Perhaps This Will Make Him Feel Warm and Safe and Loved: With a loaded Lead Comedy Actor category, we worried that Lee Pace’s mild, sad, lovestruck piemaker would be overlooked. Finding his name on the list was better than than a cup-pie with urban honey baked into the crust.

He Knew Which Palms to Grease: It wasn’t for his role as The Wire‘s corrupt ex-mayor, but Glynn Turman’s nomination for In Treatment is a huge–and most welcome–surprise in a category that often recognizes movie stars regardless of the size or quality of the role they play. Frankly, we thought he’d lose out to Robin Williams. Now we just want to see Turman beat him.

No More Kings–Just A Bunch of Emmy Nominees: John Adams was uneven as all get-out, but the wide range of supporting actors breathing life into the architects of a new country took our breath away. From the always-brilliant Tom Wilkinson as an earthy Ben Franklin to a surprising David Morse as George Washington to Laura Linney as the backbone helping to hold a country together, the characters surrounding Adams outstrip the second president.

Because We Know Patty: FX’s bold, beautifully shot Damages seemed to suffer from all the things that usually keep shows from being recognized by the Emmys. First, it’s really good. Second, it’s on basic cable–HBO’s award-grubbing budget is probably bigger than FX’s total budget. The intricate mystery doesn’t lend itself to the Emmy screening process. And yet, quality wins out for a change. Let’s hope the same holds true for the final victors.

Squee! It’s…

Double squee! It’s Percy Daggs III and Wendell Pierce on In Plain Sight tonight. While Daggs has appeared in everything from Any Day Now to Freaks and Geeks to NYPD Blue, we loved him as Veronica Mars’ best buddy Wallace Fennel. If you didn’t forgive them for the hackery that was “One Angry Veronica” when Wallace showed up at Veronica’s door on New Year’s Eve, your heart might be a titch hard.

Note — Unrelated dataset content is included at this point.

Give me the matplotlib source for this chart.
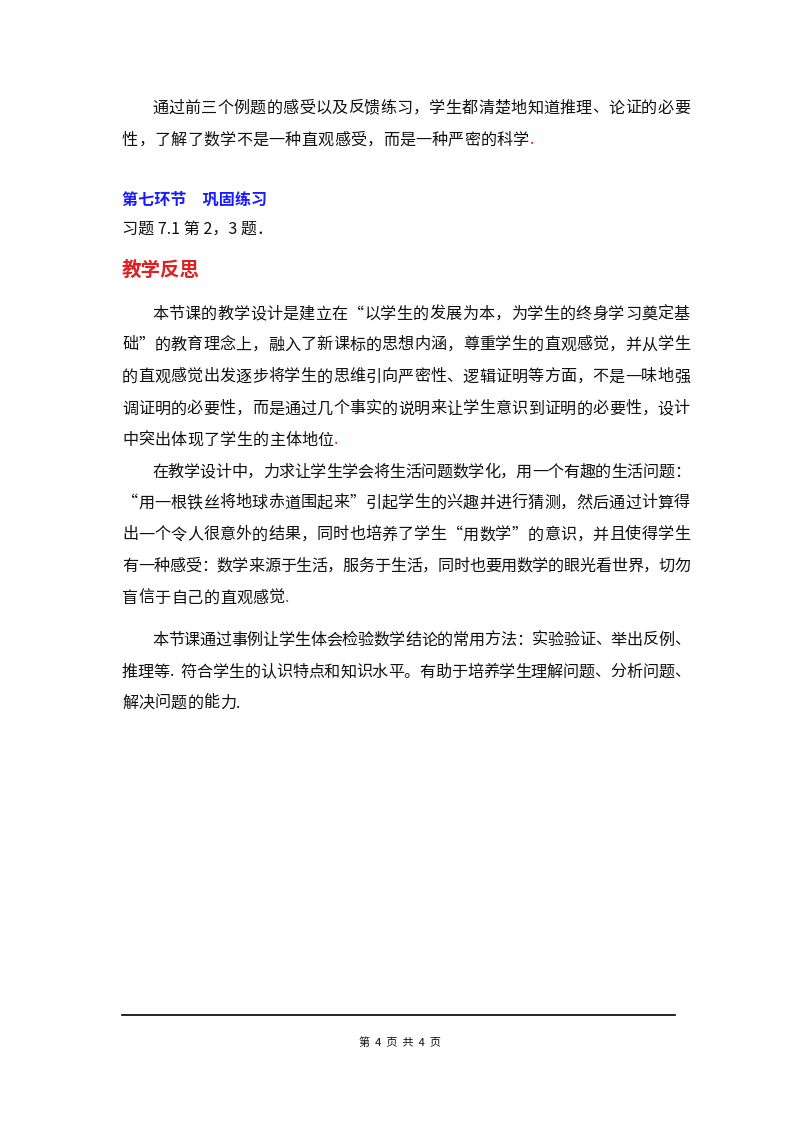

Wendell Pierce has been in a ton of movies and one-off appearances in shows as diverse as I’ll Fly Away and Women’s Murder Club, and he has a penchant for appearing in shows named after people (The Gregory Hines Show; The Brian Benben Show; The Weber Show. When did you ever think you’d see those shows together?). Perhaps most amusing, he shows up on Law and Order (Original Flavor) every three or four years–as different characters. He was at his most brilliant, however, as Detective Bunk Moreland on The Wire, a cop who drinks way too much and lets Jimmy McNulty get away with way too much, but who can’t help being the one guy standing tall in the end. It appears the shoe is on the other foot tonight, as he’ll have to deal with Marshal Mary and Marshal Marshall. I suspect he’ll like the latter better.